Consumer reporting. CFPB examiners found that “one or more” consumer reporting agencies (CRA) did not comply with the Fair Credit Reporting Act requirements regarding the information that must be included in a notice informing the consumer of the results of a reinvestigation triggered by a consumer’s dispute of the completeness or accuracy of his or her credit report information. Other deficiencies observed by CFPB examiners were that the complaint procedures of “at least one or more nationwide CRA” failed to cover complaints received directly from consumers and “at least one specialty CRA” (1) provided inconsistent information to consumers about the ability to lodge disputes by telephone, and (2) maintained a weak consumer complaint program.
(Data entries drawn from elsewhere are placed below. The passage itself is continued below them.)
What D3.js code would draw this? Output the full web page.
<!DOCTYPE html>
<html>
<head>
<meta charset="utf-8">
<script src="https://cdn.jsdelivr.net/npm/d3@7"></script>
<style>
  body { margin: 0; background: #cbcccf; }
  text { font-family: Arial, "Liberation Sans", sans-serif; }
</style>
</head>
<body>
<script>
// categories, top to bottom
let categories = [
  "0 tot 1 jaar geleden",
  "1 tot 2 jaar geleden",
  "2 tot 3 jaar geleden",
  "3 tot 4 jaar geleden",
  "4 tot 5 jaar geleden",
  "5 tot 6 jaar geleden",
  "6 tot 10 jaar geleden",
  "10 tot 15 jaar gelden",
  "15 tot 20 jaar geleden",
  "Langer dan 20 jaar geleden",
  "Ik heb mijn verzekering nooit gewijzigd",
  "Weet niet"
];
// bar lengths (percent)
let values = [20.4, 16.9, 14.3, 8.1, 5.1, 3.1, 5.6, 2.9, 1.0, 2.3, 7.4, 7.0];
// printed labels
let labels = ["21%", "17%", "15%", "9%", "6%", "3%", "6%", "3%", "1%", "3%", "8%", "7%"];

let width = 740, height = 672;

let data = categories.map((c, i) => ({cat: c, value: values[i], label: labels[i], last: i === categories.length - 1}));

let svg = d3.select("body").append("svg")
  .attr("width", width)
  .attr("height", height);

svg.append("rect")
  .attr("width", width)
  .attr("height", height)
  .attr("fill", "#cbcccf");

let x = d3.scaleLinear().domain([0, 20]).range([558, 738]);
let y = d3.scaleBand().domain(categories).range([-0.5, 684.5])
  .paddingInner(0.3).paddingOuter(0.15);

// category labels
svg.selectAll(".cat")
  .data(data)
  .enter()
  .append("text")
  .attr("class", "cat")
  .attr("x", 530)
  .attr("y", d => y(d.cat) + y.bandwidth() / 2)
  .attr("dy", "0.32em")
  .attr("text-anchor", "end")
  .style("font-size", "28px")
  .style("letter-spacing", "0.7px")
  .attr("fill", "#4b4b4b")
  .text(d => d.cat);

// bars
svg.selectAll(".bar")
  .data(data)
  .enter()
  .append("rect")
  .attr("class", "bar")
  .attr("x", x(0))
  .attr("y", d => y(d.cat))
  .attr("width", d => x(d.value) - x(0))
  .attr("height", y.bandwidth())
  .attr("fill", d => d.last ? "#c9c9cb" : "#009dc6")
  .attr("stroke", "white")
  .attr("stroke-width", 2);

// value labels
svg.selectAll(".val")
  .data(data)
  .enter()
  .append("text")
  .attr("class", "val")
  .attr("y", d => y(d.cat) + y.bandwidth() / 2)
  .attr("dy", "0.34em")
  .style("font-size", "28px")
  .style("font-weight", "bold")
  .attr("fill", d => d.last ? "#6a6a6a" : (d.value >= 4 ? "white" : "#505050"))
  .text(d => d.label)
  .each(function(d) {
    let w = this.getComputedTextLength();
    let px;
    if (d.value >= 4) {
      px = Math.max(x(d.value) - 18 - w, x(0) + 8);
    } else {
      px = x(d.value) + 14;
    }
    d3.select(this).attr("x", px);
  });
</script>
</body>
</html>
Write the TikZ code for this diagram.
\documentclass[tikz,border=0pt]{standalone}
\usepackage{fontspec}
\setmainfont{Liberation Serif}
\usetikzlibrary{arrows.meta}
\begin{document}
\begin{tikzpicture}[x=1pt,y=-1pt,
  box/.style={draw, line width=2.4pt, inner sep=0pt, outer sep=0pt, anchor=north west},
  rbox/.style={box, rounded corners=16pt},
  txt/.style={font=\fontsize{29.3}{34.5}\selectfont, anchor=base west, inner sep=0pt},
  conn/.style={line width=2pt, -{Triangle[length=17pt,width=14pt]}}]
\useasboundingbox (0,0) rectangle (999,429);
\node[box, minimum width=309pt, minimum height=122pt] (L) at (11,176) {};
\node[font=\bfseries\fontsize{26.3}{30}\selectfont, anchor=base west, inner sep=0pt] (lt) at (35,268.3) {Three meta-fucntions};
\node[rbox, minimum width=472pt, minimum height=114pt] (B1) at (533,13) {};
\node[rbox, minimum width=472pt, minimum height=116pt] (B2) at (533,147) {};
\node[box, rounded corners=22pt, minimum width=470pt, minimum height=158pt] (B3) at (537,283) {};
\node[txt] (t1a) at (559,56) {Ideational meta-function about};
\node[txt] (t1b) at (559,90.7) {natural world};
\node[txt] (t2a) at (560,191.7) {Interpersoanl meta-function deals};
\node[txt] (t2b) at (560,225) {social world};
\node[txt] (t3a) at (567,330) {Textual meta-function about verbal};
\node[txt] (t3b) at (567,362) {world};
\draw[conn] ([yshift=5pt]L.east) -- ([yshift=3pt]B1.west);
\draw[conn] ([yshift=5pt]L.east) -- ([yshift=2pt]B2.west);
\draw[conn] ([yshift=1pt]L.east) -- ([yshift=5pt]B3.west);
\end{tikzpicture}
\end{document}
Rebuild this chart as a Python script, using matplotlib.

The CFPB’s report also includes a discussion of the CFPB’s use of resubmission standards in conducting Home Mortgage Disclosure Act data integrity reviews and recent CFPB public enforcement actions, supervisory guidance, and larger participant rulemaking. Among those enforcement actions is the CFPB’s action against Flagstar Bank, which represented the CFPB’s first enforcement action related to its new mortgage servicing rules.